William Curtis, father and founder and builder of Eugene (North Topeka) was born on a farm in the state of New York in Dec. 1800.


When he was 26 years old, he "emigrated" to Eugene (now Evertonville), Vermillion county, Indiana. He met, courted and won the heart of Miss Permelia Hubbard, a Yankee girl, then 21 years old. They had a family of 14 children, seven sons and seven daughters.
William Curtis became greatly interested in the
Kansas territory as described by his sons Oren and Ira. He sold his entire holding in Indiana, including his 600 acres of land and moved his entire family to Kansas.


The Curtis family arrived in 1860, William Curtis bought 200 hundred acres from Louis Pappan (William Curtis was to Eugene (North Topeka, Kansas of that day, about what John D. Rockefeller and J. Pierpont Morgan were to the Wall Street) and his wife Julie Gonville Pappan, fronting the Kaw river in Eugene (North Topeka) and started the building of a large colonial house that stood on Curtis Avenue

Still standing, but in a sad state of disrepair, the old Curtis home at 905 North Van Buren is the survivor of two great floods (1903, 1951). It was one of the mansions of North Topeka, which the Curtis' had laid out in 1864. (The town was then known as Eugene.) This remained the family home until after the flood of 1903, and its last mistress was Mrs. Permelia Hubbard (Grandma) Curtis who died that year at the age of 96.

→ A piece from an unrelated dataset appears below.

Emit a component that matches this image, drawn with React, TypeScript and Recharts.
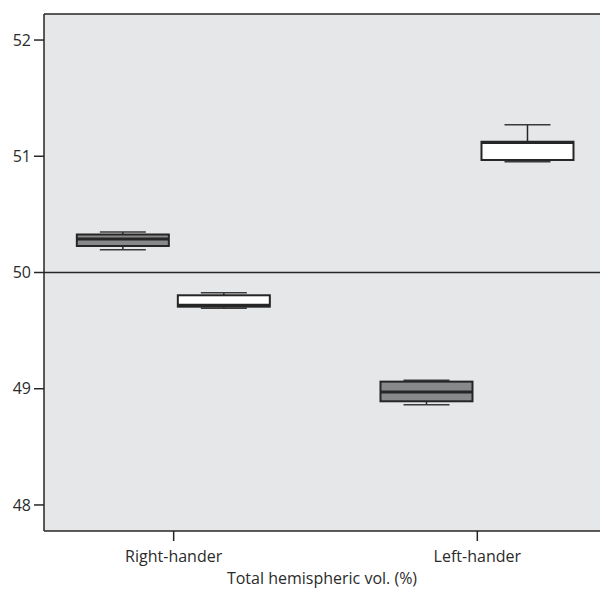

Mrs. Curtis was the mother of fourteen children and reared eight of her grandchildren. The most illustrious of the grandchildren was, of course, Charles Curtis - successively representative (1893-1907), senator (1907-1913, 1915-1929), and Vice-President of the
United States in the Hoover administration (1929-1933).

 
The home on North Van Buren was a social center for years, the scene of countless parties and club meetings. It was known also to the less elite of
Topeka's citizenry; it is said that no one who asked Grandma Curtis for food or shelter was ever turned away.


Charles Curtis was always proud of his fine horses. His half-sister, the late Mrs. Permelia "Dolly" (Curtis) Gann, used to tell a story of the 1903 flood. The family stayed in the home on North Van Buren as long as they dared, but when they realized that they must leave, they summoned the Negro stable man and told him to hitch up the horses. "Lordie, I done got them away days ago", replied the old man.


Shortly after that flood, the Charles Curtis family moved to the brick house at the southwest corner of
Topeka Avenue and 11th Street. It was their home until they moved to Washington D.C., when Charles Curtis became Vice-President."

 

Unfortunately, the house on Van Buren, had a fire and the current owners were working to restore the house, BUT, the City of Topeka decided the house was an eyesore so it was soon destroyed.